> [What the task asks]:
Reproduce the listing below word for word, with no pictures.

> [Given material]:

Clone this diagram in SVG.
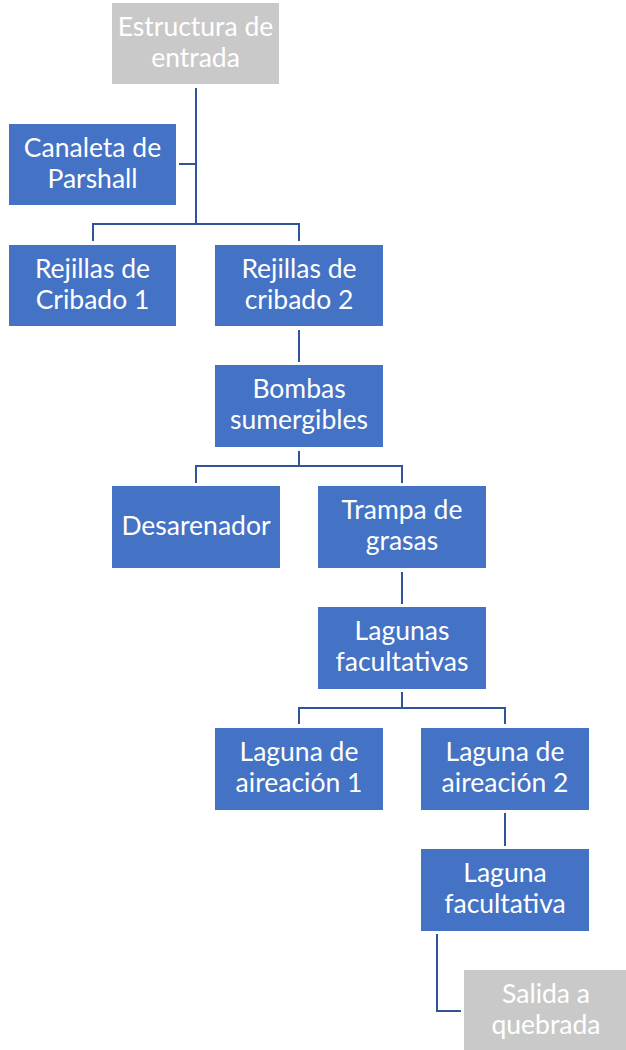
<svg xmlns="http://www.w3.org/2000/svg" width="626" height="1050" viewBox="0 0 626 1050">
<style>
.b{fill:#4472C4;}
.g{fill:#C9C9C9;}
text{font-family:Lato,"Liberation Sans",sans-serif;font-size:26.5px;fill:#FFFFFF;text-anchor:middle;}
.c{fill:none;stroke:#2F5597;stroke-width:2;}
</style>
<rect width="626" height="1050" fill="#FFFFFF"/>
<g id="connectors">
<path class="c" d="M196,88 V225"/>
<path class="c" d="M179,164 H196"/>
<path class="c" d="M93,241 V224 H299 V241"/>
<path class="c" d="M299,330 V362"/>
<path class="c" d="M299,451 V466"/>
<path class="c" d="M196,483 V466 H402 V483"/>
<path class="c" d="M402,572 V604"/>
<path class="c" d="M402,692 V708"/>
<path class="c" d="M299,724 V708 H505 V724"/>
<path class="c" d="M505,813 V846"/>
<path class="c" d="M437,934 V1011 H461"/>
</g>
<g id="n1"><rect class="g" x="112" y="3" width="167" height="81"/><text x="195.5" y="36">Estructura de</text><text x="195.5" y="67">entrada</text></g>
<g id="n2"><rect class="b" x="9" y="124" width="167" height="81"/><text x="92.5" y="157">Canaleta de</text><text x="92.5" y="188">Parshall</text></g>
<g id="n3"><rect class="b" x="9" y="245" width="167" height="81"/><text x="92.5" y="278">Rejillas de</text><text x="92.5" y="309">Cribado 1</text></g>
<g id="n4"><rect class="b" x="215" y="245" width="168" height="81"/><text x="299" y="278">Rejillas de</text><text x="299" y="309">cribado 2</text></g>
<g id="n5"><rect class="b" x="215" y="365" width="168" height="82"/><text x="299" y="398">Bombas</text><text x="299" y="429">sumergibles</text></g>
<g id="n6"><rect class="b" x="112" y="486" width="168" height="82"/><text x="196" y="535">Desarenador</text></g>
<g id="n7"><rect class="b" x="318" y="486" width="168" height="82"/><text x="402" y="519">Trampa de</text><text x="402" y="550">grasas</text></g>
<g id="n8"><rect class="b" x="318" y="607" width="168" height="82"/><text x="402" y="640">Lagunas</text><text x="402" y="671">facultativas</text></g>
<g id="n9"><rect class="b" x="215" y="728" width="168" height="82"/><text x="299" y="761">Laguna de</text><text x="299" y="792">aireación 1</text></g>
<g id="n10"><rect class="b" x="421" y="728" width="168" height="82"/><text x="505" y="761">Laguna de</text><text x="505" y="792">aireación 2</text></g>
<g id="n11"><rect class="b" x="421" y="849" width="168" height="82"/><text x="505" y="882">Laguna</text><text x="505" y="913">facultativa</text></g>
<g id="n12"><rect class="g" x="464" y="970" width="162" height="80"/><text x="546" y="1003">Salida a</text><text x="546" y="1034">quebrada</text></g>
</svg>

> [Complete output]:
Clone this diagram in SVG.
<svg xmlns="http://www.w3.org/2000/svg" width="626" height="1050" viewBox="0 0 626 1050">
<style>
.b{fill:#4472C4;}
.g{fill:#C9C9C9;}
text{font-family:Lato,"Liberation Sans",sans-serif;font-size:26.5px;fill:#FFFFFF;text-anchor:middle;}
.c{fill:none;stroke:#2F5597;stroke-width:2;}
</style>
<rect width="626" height="1050" fill="#FFFFFF"/>
<g id="connectors">
<path class="c" d="M196,88 V225"/>
<path class="c" d="M179,164 H196"/>
<path class="c" d="M93,241 V224 H299 V241"/>
<path class="c" d="M299,330 V362"/>
<path class="c" d="M299,451 V466"/>
<path class="c" d="M196,483 V466 H402 V483"/>
<path class="c" d="M402,572 V604"/>
<path class="c" d="M402,692 V708"/>
<path class="c" d="M299,724 V708 H505 V724"/>
<path class="c" d="M505,813 V846"/>
<path class="c" d="M437,934 V1011 H461"/>
</g>
<g id="n1"><rect class="g" x="112" y="3" width="167" height="81"/><text x="195.5" y="36">Estructura de</text><text x="195.5" y="67">entrada</text></g>
<g id="n2"><rect class="b" x="9" y="124" width="167" height="81"/><text x="92.5" y="157">Canaleta de</text><text x="92.5" y="188">Parshall</text></g>
<g id="n3"><rect class="b" x="9" y="245" width="167" height="81"/><text x="92.5" y="278">Rejillas de</text><text x="92.5" y="309">Cribado 1</text></g>
<g id="n4"><rect class="b" x="215" y="245" width="168" height="81"/><text x="299" y="278">Rejillas de</text><text x="299" y="309">cribado 2</text></g>
<g id="n5"><rect class="b" x="215" y="365" width="168" height="82"/><text x="299" y="398">Bombas</text><text x="299" y="429">sumergibles</text></g>
<g id="n6"><rect class="b" x="112" y="486" width="168" height="82"/><text x="196" y="535">Desarenador</text></g>
<g id="n7"><rect class="b" x="318" y="486" width="168" height="82"/><text x="402" y="519">Trampa de</text><text x="402" y="550">grasas</text></g>
<g id="n8"><rect class="b" x="318" y="607" width="168" height="82"/><text x="402" y="640">Lagunas</text><text x="402" y="671">facultativas</text></g>
<g id="n9"><rect class="b" x="215" y="728" width="168" height="82"/><text x="299" y="761">Laguna de</text><text x="299" y="792">aireación 1</text></g>
<g id="n10"><rect class="b" x="421" y="728" width="168" height="82"/><text x="505" y="761">Laguna de</text><text x="505" y="792">aireación 2</text></g>
<g id="n11"><rect class="b" x="421" y="849" width="168" height="82"/><text x="505" y="882">Laguna</text><text x="505" y="913">facultativa</text></g>
<g id="n12"><rect class="g" x="464" y="970" width="162" height="80"/><text x="546" y="1003">Salida a</text><text x="546" y="1034">quebrada</text></g>
</svg>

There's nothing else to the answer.